Loughborough University, United Kingdom, April 5, 2016 — Dr. Jacquelyn “Jacqui” D. Elliott recently presented at the 2016 Student Records Officer Conference (SROC). There, she discussed the changing landscape of universities–what she calls “tapestries”, and the challenges higher education professionals face through adoption or rejection of policy, which affects the “weavings” that often become the accepted culture of higher education. Her discussion further highlighted many of the similarities faced by global higher education professionals, to include limited resources, financial downturns, and dynamic changes in technology. So what was her main takeaway? Each person on a university campus is responsible for his or her own thread, and how that thread weaves the tapestry that is the face of the university.

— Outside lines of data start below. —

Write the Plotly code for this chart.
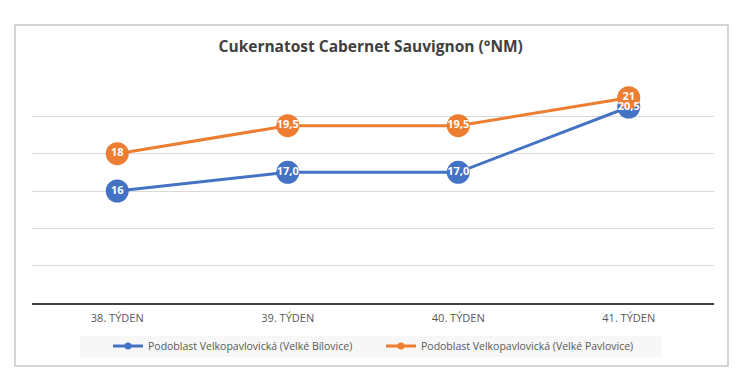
import plotly.graph_objects as go

categories = ["38. TÝDEN", "39. TÝDEN", "40. TÝDEN", "41. TÝDEN"]
bilovice = [16, 17.0, 17.0, 20.5]
pavlovice = [18, 19.5, 19.5, 21]
bilovice_labels = ["16", "17,0", "17,0", "20,5"]
pavlovice_labels = ["18", "19,5", "19,5", "21"]
name_b = "Podoblast Velkopavlovická (Velké Bílovice)"
name_p = "Podoblast Velkopavlovická (Velké Pavlovice)"

BLUE = "#4472C4"
ORANGE = "#ED7D31"
FONT = "Open Sans"

W, H = 748, 382
L, R, T, B = 32, 714, 79, 303


def px(x):
    return (x - L) / (R - L)


def py(y):
    return (B - y) / (B - T)


fig = go.Figure()
for name, vals, color in ((name_b, bilovice, BLUE), (name_p, pavlovice, ORANGE)):
    fig.add_trace(go.Scatter(
        x=categories, y=vals, name=name, mode="lines+markers", showlegend=False,
        line=dict(color=color, width=3),
        marker=dict(size=23, color=color),
    ))
for vals, labs in ((bilovice, bilovice_labels), (pavlovice, pavlovice_labels)):
    fig.add_trace(go.Scatter(
        x=categories, y=vals, mode="text", text=labs, showlegend=False,
        textfont=dict(family=FONT, size=11, color="white", weight="bold"),
        textposition="middle center", hoverinfo="skip",
    ))
# legend entries (small markers as in the reference legend)
for name, color in ((name_b, BLUE), (name_p, ORANGE)):
    fig.add_trace(go.Scatter(
        x=[None], y=[None], name=name, mode="lines+markers",
        line=dict(color=color, width=3), marker=dict(size=7, color=color),
    ))

fig.update_layout(
    width=W, height=H,
    margin=dict(l=L, r=W - R, t=T, b=H - B),
    paper_bgcolor="white", plot_bgcolor="white",
    title=dict(
        text="<b>Cukernatost Cabernet Sauvignon (°NM)</b>",
        font=dict(family=FONT, size=15.5, color="#404040"),
        x=371.5 / W, xanchor="center", xref="paper",
        y=1 - 47 / H, yanchor="middle", yref="container",
    ),
    showlegend=True,
    legend=dict(
        orientation="h", x=px(108), xanchor="left", y=py(346), yanchor="middle",
        bgcolor="rgba(0,0,0,0)", font=dict(family=FONT, size=10.5, color="#595959"),
        entrywidth=228, entrywidthmode="pixels",
    ),
    xaxis=dict(
        type="category", range=[-0.5, 3.5], showgrid=False,
        showline=True, linecolor="#404040", linewidth=2,
        ticks="", tickfont=dict(family=FONT, size=11, color="#595959"),
        ticklabelstandoff=4, fixedrange=True,
    ),
    yaxis=dict(
        range=[10, 22], dtick=2, showgrid=True, gridcolor="#d9d9d9", gridwidth=1,
        showticklabels=False, zeroline=False, showline=False, ticks="",
    ),
    shapes=[
        dict(type="rect", xref="paper", yref="paper",
             x0=px(15), x1=px(728), y0=py(366), y1=py(25),
             line=dict(color="#c8c8c8", width=1.5), fillcolor="rgba(0,0,0,0)", layer="below"),
        dict(type="rect", xref="paper", yref="paper",
             x0=px(80), x1=px(662), y0=py(357), y1=py(336),
             line=dict(width=0), fillcolor="#f7f7f7", layer="below"),
    ],
)

fig.write_html("out.html", config={"displayModeBar": False},
               post_script="document.body.style.margin='0';")
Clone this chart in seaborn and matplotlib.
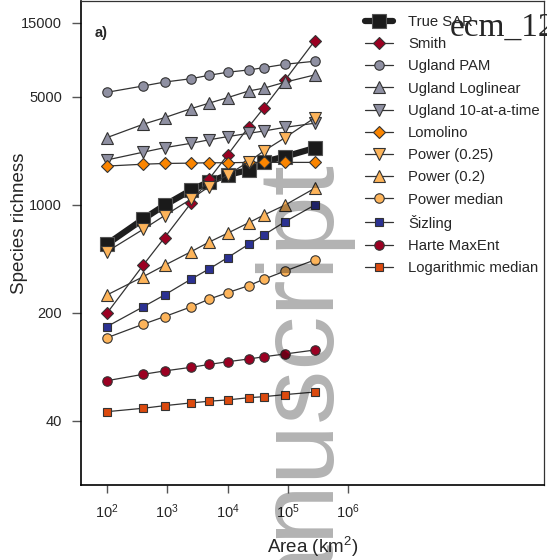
import numpy as np
import pandas as pd
import matplotlib
matplotlib.use('Agg')
import matplotlib.pyplot as plt
from matplotlib.ticker import FixedLocator, NullLocator, FixedFormatter
import seaborn as sns

sns.set_style('white')
plt.rcParams['font.family'] = ['Liberation Sans', 'DejaVu Sans']
plt.rcParams['mathtext.default'] = 'regular'

# areas (km2) sampled along the curve
areas = [100, 400, 900, 2500, 4900, 10000, 22500, 40000, 90000, 280000]

true_sar = [556, 809, 993, 1247, 1406, 1560, 1680, 1900, 2050, 2330]
smith = [199, 408, 613, 1032, 1463, 2100, 3200, 4240, 6410, 11520]
ugland_pam = [5340, 5870, 6220, 6540, 6880, 7200, 7450, 7710, 8110, 8480]
ugland_loglinear = [2720, 3320, 3660, 4190, 4540, 4930, 5450, 5680, 6210, 6920]
ugland_10 = [1950, 2190, 2340, 2500, 2630, 2760, 2900, 3000, 3170, 3370]
lomolino = [1780, 1830, 1850, 1860, 1870, 1870, 1880, 1880, 1880, 1880]
power_025 = [498, 695, 851, 1091, 1310, 1560, 1900, 2230, 2720, 3660]
power_02 = [261, 343, 406, 498, 573, 655, 766, 859, 997, 1280]
power_median = [138, 169, 189, 219, 245, 270, 300, 330, 373, 440]
sizling = [163, 219, 261, 331, 384, 455, 556, 638, 778, 997]
harte = [72.8, 80.1, 84.2, 88.9, 92.7, 96.6, 100.6, 104, 108.4, 115]
log_median = [45.9, 48.3, 50.2, 52.3, 53.6, 54.7, 56.5, 57.4, 59.2, 61.5]

series_names = ['True SAR', 'Smith', 'Ugland PAM', 'Ugland Loglinear',
                'Ugland 10-at-a-time', 'Lomolino', 'Power (0.25)', 'Power (0.2)',
                'Power median', u'\u0160izling', 'Harte MaxEnt', 'Logarithmic median']
series_values = [true_sar, smith, ugland_pam, ugland_loglinear, ugland_10, lomolino,
                 power_025, power_02, power_median, sizling, harte, log_median]

ytick_vals = [40, 200, 1000, 5000, 15000]
xtick_vals = [1e2, 1e3, 1e4, 1e5, 1e6]

# marker / colour style per series
styles = {
    'True SAR': dict(marker='s', mfc='#1a1a1a', ms=9.5, lw=4.5, color='#1e1e1e', mec='#555555'),
    'Smith': dict(marker='D', mfc='#9b0022', ms=6.5),
    'Ugland PAM': dict(marker='o', mfc='#8f90a2', ms=6.8),
    'Ugland Loglinear': dict(marker='^', mfc='#8f90a2', ms=8),
    'Ugland 10-at-a-time': dict(marker='v', mfc='#8f90a2', ms=8),
    'Lomolino': dict(marker='D', mfc='#fb8500', ms=6.5),
    'Power (0.25)': dict(marker='v', mfc='#fdb45a', ms=8),
    'Power (0.2)': dict(marker='^', mfc='#fdb45a', ms=8),
    'Power median': dict(marker='o', mfc='#fdb45a', ms=6.8),
    u'\u0160izling': dict(marker='s', mfc='#2b3192', ms=6),
    'Harte MaxEnt': dict(marker='o', mfc='#9b0022', ms=6.8),
    'Logarithmic median': dict(marker='s', mfc='#dc4a0e', ms=6),
}

df = pd.DataFrame({
    'area': np.tile(areas, len(series_names)),
    'richness': np.concatenate(series_values),
    'model': np.repeat(series_names, len(areas)),
})

fig = plt.figure(figsize=(5.47, 5.60), dpi=100)
ax = fig.add_axes([81 / 547, 1 - 485 / 560, 463 / 547, 484 / 560])

for name in series_names:
    st = styles[name]
    sub = df[df['model'] == name]
    sns.lineplot(data=sub, x='area', y='richness', ax=ax, sort=False, legend=False,
                 errorbar=None, label=name, color=st.get('color', '#333333'),
                 linewidth=st.get('lw', 0.9), marker=st['marker'],
                 markersize=st['ms'], markerfacecolor=st['mfc'],
                 markeredgecolor=st.get('mec', '#333333'), markeredgewidth=0.8)

ax.set_xscale('log')
ax.set_yscale('log')
ax.set_xlim(10 ** 1.569, 10 ** 9.247)
ax.set_ylim(15.4, 20800)

ax.xaxis.set_major_locator(FixedLocator(xtick_vals))
ax.xaxis.set_major_formatter(FixedFormatter(['$10^{%d}$' % int(np.log10(v)) for v in xtick_vals]))
ax.xaxis.set_minor_locator(NullLocator())
ax.yaxis.set_major_locator(FixedLocator(ytick_vals))
ax.yaxis.set_major_formatter(FixedFormatter([str(v) for v in ytick_vals]))
ax.yaxis.set_minor_locator(NullLocator())

ax.tick_params(axis='y', which='major', direction='out', length=6.5, width=1,
               color='#555555', labelsize=10.5, pad=7, left=True)
ax.tick_params(axis='x', which='major', direction='out', length=5.5, width=1,
               color='#555555', labelsize=10.5, pad=7, bottom=True)

for side in ['left', 'bottom']:
    ax.spines[side].set_color('black')
    ax.spines[side].set_linewidth(1.2)
for side in ['top', 'right']:
    ax.spines[side].set_color('#333333')
    ax.spines[side].set_linewidth(0.9)

ax.set_xlabel('Area (km$^2$)', fontsize=13.5)
ax.set_ylabel('Species richness', fontsize=13.5)
ax.xaxis.set_label_coords(0.5, -0.103)
ax.yaxis.set_label_coords(-0.114, 0.541)

ax.text(0.03, 0.934, 'a)', transform=ax.transAxes, fontsize=10.5,
        fontweight='bold', va='center', ha='left')

handles, labels = ax.get_legend_handles_labels()
ax.legend(handles, labels, loc='upper left', bbox_to_anchor=(0.583, 1.0),
          frameon=False, fontsize=10.7, handlelength=1.9, handletextpad=1.0,
          labelspacing=0.55, borderaxespad=0.75, borderpad=0.2)

# watermark and page id
fig.text(0.56, 1 - 165 / 560, 'Accepted manuscript', rotation=90, ha='center',
         va='top', fontsize=78, color='black', alpha=0.3)
fig.text(450 / 547, 1 - 36 / 560, 'ecm_12', fontsize=24, va='baseline', ha='left',
         family=['Liberation Serif', 'DejaVu Serif'])

fig.savefig('out.png', dpi=100)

Whether in the UK, or the US, finances are often the biggest hurdle colleges and universities face. And, students often experience mounting financial barriers in the enrollment process, since many institutional policies demand more forms than actually required by US state and federal governments. This additional minutia creates the possibility of a student not even enrolling in college because of the hurdles placed before them. This, in turn, affects the reputation of a university through convoluted customer service. Additionally, tuition costs for education have become exorbitant across the globe. The UK has experienced tuition caps at £9,000, similar to many state-imposed tuition freezes in the US. Areas for possible reduction include redundant staffing or bloated policies that create more work, take up more resources, and clutter-up the landscape of higher education. This affects both the staff and students degrading the richly woven fabric of universities.
Another difficulty facing administrators is keeping up-to-date with the rapidly changing advancements in technology used in today’s society. Jacqui explains how much the current trends have changed:
“When we started, there was no Facebook, Twitter was a sound, 4G was a parking place, the cloud was something that made us pack an umbrella for work, LinkedIn was a prison and Skype was a typo.”
These advanced technical solutions and applications are an expectation for those paying premium tuitions. As higher education administrators, technology offers a way to streamline outdated processes that keep universities moving forward and globally connected to students, ultimately, creating the new fabric of higher learning.
So what can be done to keep the tapestry from unraveling? Simplicity. Make administrative processes clear. Allow students easy access to the knowledge and services they seek. Limit the amount of student debt incurred, and help launch students into the workplace with applicable skills that will help them in their future work environments.